Between the the last year of former president Felipe Calderon’s administration and so far with Enrique Peña Nieto, 20 journalists have been killed, 7 are missing and there have been at least 175 attacks against the media in general, according to the the House of Journalists Rights .

From 2000 to September 2013, the National Human Rights Commission (NHRC), has recorded 85 killings of journalists, and since 2005 there have been 42 attacks on media installations and 20 journalists are missing.

More than 90 percent of the displaced reporters and photojournalists will not be able to continue working in journalism and will have to look for other types of jobs. It’s an emotionally, economically and socially complex situation, said psychologist Ana Zellhhuber, a PTSD specialist who provides therapy to displaced journalists living in the country’s capital.

For the director of “Journalists on Foot,” Daniela Pastrana, “being a journalist in Mexico means having a high-risk profession. Journalists are uncomfortable because they challenge the powers. The line between organized crime and the authorities is difficult to distinguish,” she said.

The problem of displaced journalists in Mexico is complex. The authorities should protect journalists against these threats, but the authorities are not doing their job, Pastrana said.

Pastrana said the Mexican government is not only responsible for the impunity in the attacks and violence against journalists, but also is responsible for allowing the criminals to control the media.

For example, if a public official presumed to be linked to organized crime does not like a news piece, he or she complains until the reporter gets fired from the newspaper.

Far from confronting and defeating violence executed by organized crime against journalists, the government’s policy toward violence has been lowering the tone and sending the message that there is less violence altogether.

Pastrana said the use of words like “murder,” “organized crime,” “drugs,” “violence,” “cartel” and “executions,” are being used with lesser frequency in the media as part of the Federal District communication strategy following Enrique Peña Nieto’s goal of achieving a “Mexico in Peace.”

On the other hand, the seventh report of the Observatory of the Media Agreement said that there are no mechanisms of accountability to society by the institutions responsible for investigating crimes against journalists and freedom of expression.

The report also noted that there hasn’t been substantial progress to abate impunity in cases of killed, missing or displaced journalists in the past two administrations.
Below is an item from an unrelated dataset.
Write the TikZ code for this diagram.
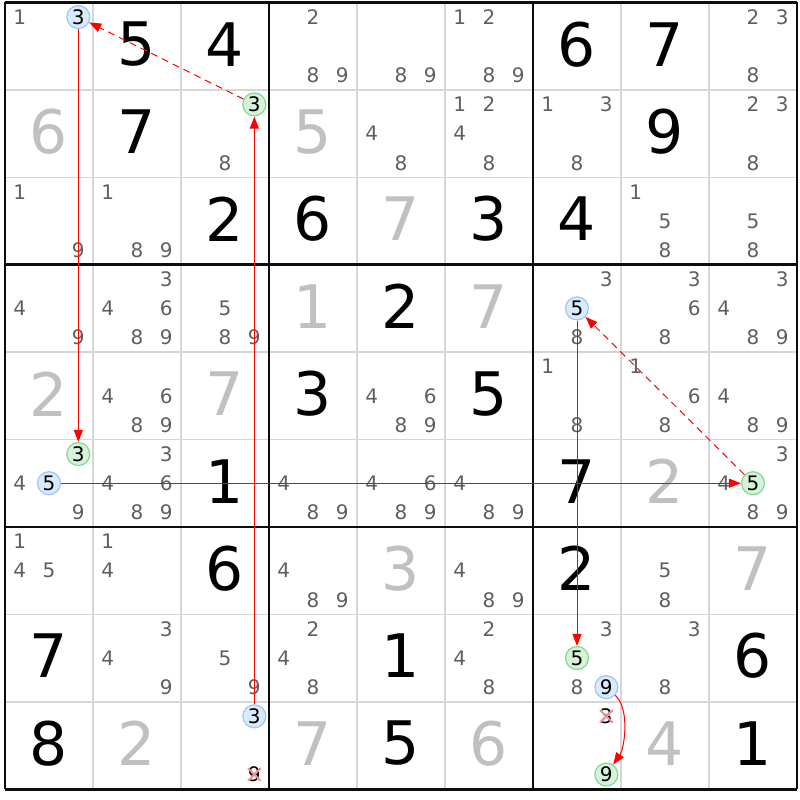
\documentclass[tikz,border=0pt]{standalone}
\usepackage{fontspec}
\setmainfont{DejaVu Sans}
\usetikzlibrary{arrows.meta}
\definecolor{candgray}{HTML}{5F5F5F}
\definecolor{givgray}{HTML}{C0C0C0}
\definecolor{thingray}{HTML}{D6D6D6}
\definecolor{bluefill}{HTML}{D8EAFB}
\definecolor{blueline}{HTML}{9CC8F2}
\definecolor{greenfill}{HTML}{D6F2D8}
\definecolor{greenline}{HTML}{84D894}
\definecolor{linkred}{HTML}{FF0000}
\definecolor{crosspink}{HTML}{F28C98}
\tikzset{
  cand/.style={inner sep=0pt, text=candgray, font=\fontsize{20}{20}\selectfont},
  candx/.style={cand, text=black},
  candblue/.style={cand, text=black, circle, minimum size=23pt, draw=blueline, fill=bluefill, line width=1.2pt},
  candgreen/.style={cand, text=black, circle, minimum size=23pt, draw=greenline, fill=greenfill, line width=1.2pt},
  bigblack/.style={inner sep=0pt, font=\fontsize{60}{60}\selectfont, text=black},
  biggray/.style={bigblack, text=givgray},
  link/.style={draw=linkred, line width=1pt, -{Triangle[length=12pt,width=9pt]}},
  weaklink/.style={link, dash pattern=on 7pt off 5pt},
  crossmark/.style={draw=crosspink, line width=2pt, line cap=round},
  thinline/.style={draw=thingray, line width=1.6pt},
  thickline/.style={draw=black!95, line width=2.8pt},
}
\newcommand\setcpos[3]{%
  \pgfmathtruncatemacro\kk{mod(#3-1,3)}%
  \pgfmathtruncatemacro\mm{div(#3-1,3)}%
  \pgfmathsetmacro\px{5+88*(#2-1)+44+(\kk-1)*29.33}%
  \pgfmathsetmacro\py{2.5+87.4*(#1-1)+43.7+(\mm-1)*29.13}%
}
\newcommand\cands[3]{%
  \foreach \d in {#3} {%
    \setcpos{#1}{#2}{\d}%
    \node[cand] (n-#1-#2-\d) at (\px,\py) {\d};
  }%
}
\newcommand\hcand[4]{%
  \setcpos{#1}{#2}{#3}%
  \node[#4] (n-#1-#2-#3) at (\px,\py) {#3};
}
\newcommand\bigd[4]{%
  \pgfmathsetmacro\px{5+88*(#2-1)+44}%
  \pgfmathsetmacro\py{2.5+87.4*(#1-1)+43.7-2}%
  \node[#4] (b-#1-#2) at (\px,\py) {#3};
}
\begin{document}
\begin{tikzpicture}[x=1pt,y=-1pt]
\useasboundingbox (0,0) rectangle (800,800);
\fill[white] (0,0) rectangle (800,800);
% grid
\foreach \i in {1,2,4,5,7,8} {
  \draw[thinline] (5+88*\i,2.5) -- (5+88*\i,789.1);
  \draw[thinline] (5,2.5+87.4*\i) -- (797,2.5+87.4*\i);
}
\foreach \i in {0,3,6,9} {
  \draw[thickline] (5+88*\i,2.5) -- (5+88*\i,789.1);
  \draw[thickline] (5,2.5+87.4*\i) -- (797,2.5+87.4*\i);
}
% big digits
\bigd{1}{2}{5}{bigblack} \bigd{1}{3}{4}{bigblack} \bigd{1}{7}{6}{bigblack} \bigd{1}{8}{7}{bigblack}
\bigd{2}{1}{6}{biggray} \bigd{2}{2}{7}{bigblack} \bigd{2}{4}{5}{biggray} \bigd{2}{8}{9}{bigblack}
\bigd{3}{3}{2}{bigblack} \bigd{3}{4}{6}{bigblack} \bigd{3}{5}{7}{biggray} \bigd{3}{6}{3}{bigblack} \bigd{3}{7}{4}{bigblack}
\bigd{4}{4}{1}{biggray} \bigd{4}{5}{2}{bigblack} \bigd{4}{6}{7}{biggray}
\bigd{5}{1}{2}{biggray} \bigd{5}{3}{7}{biggray} \bigd{5}{4}{3}{bigblack} \bigd{5}{6}{5}{bigblack}
\bigd{6}{3}{1}{bigblack} \bigd{6}{7}{7}{bigblack} \bigd{6}{8}{2}{biggray}
\bigd{7}{3}{6}{bigblack} \bigd{7}{5}{3}{biggray} \bigd{7}{7}{2}{bigblack} \bigd{7}{9}{7}{biggray}
\bigd{8}{1}{7}{bigblack} \bigd{8}{5}{1}{bigblack} \bigd{8}{9}{6}{bigblack}
\bigd{9}{1}{8}{bigblack} \bigd{9}{2}{2}{biggray} \bigd{9}{4}{7}{biggray} \bigd{9}{5}{5}{bigblack}
\bigd{9}{6}{6}{biggray} \bigd{9}{8}{4}{biggray} \bigd{9}{9}{1}{bigblack}
% candidates
\cands{1}{1}{1} \cands{1}{4}{2,8,9} \cands{1}{5}{8,9} \cands{1}{6}{1,2,8,9} \cands{1}{9}{2,3,8}
\cands{2}{3}{8} \cands{2}{5}{4,8} \cands{2}{6}{1,2,4,8} \cands{2}{7}{1,3,8} \cands{2}{9}{2,3,8}
\cands{3}{1}{1,9} \cands{3}{2}{1,8,9} \cands{3}{8}{1,5,8} \cands{3}{9}{5,8}
\cands{4}{1}{4,9} \cands{4}{2}{3,4,6,8,9} \cands{4}{3}{5,8,9} \cands{4}{7}{3,8} \cands{4}{8}{3,6,8} \cands{4}{9}{3,4,8,9}
\cands{5}{2}{4,6,8,9} \cands{5}{5}{4,6,8,9} \cands{5}{7}{1,8} \cands{5}{8}{1,6,8} \cands{5}{9}{4,8,9}
\cands{6}{1}{4,9} \cands{6}{2}{3,4,6,8,9} \cands{6}{4}{4,8,9} \cands{6}{5}{4,6,8,9} \cands{6}{6}{4,8,9} \cands{6}{9}{3,4,8,9}
\cands{7}{1}{1,4,5} \cands{7}{2}{1,4} \cands{7}{4}{4,8,9} \cands{7}{6}{4,8,9} \cands{7}{8}{5,8}
\cands{8}{2}{3,4,9} \cands{8}{3}{5,9} \cands{8}{4}{2,4,8} \cands{8}{6}{2,4,8} \cands{8}{7}{3,8} \cands{8}{8}{3,8}
% crossed-out candidates
\hcand{9}{3}{9}{candx} \hcand{9}{7}{3}{candx}
\foreach \nn in {n-9-3-9,n-9-7-3} {
  \draw[crossmark] ([shift={(-6,-6)}]\nn.center) -- ([shift={(6,6)}]\nn.center);
  \draw[crossmark] ([shift={(-6,6)}]\nn.center) -- ([shift={(6,-6)}]\nn.center);
}
% highlighted candidates
\hcand{1}{1}{3}{candblue} \hcand{9}{3}{3}{candblue} \hcand{6}{1}{5}{candblue}
\hcand{4}{7}{5}{candblue} \hcand{8}{7}{9}{candblue}
\hcand{2}{3}{3}{candgreen} \hcand{6}{1}{3}{candgreen} \hcand{6}{9}{5}{candgreen}
\hcand{8}{7}{5}{candgreen} \hcand{9}{7}{9}{candgreen}
% links
\draw[link] (n-1-1-3) -- (n-6-1-3);
\draw[link] (n-9-3-3) -- (n-2-3-3);
\draw[weaklink] (n-2-3-3) -- (n-1-1-3);
\draw[link] (n-6-1-5) -- (n-6-9-5);
\draw[weaklink] (n-6-9-5) -- (n-4-7-5);
\draw[link] (n-4-7-5) -- (n-8-7-5);
\draw[link] (n-8-7-9) .. controls +(24,22) and +(18,-26) .. (n-9-7-9);
\end{tikzpicture}
\end{document}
Or to punish those responsible for attacks on the media.

“The legal instruments Mexico has to protect journalists is of little use if impunity prevails,” Pastrana said.

“I’m afraid time has to pass in order for these legal reforms to take effect because the problem in Mexico is not the lack of laws, but the lack of implementation of those laws. We have not succeeded in reducing the number of attacks on journalists,” Pastrana said.

Those who are killing the journalists can be identified by name, and the reasons why they kill, “their actions can be mapped from judicial statistics.”

Los Zetas and recently established criminal groups are killing journalists, when fighting against each other, according to a study by researcher Viridiana Rios, collaborator of the Poverty and Governance Program at Harvard University.

According to Reporters Without Borders (RSF), a journalist who covers Mexico is more likely to die, disappear or be displaced in the course of their work that one covering war-torn countries such as Syria , Somalia or Afghanistan .

The murders of journalists have fallen slightly in the last three years, partly due to “self-censorship that has taken root virtually in every corner of the country outside the capital,” according to the Committee to Protect Journalists (CPJ), during their meeting in New York in May.

Although there are very dramatic situations in Mexico, like the case of Segura, Pastrana said there must be a fight to incorporate displaced journalists so they can continue reporting to civil society. “What we can’t afford is allow silence to win,” Pastrana said.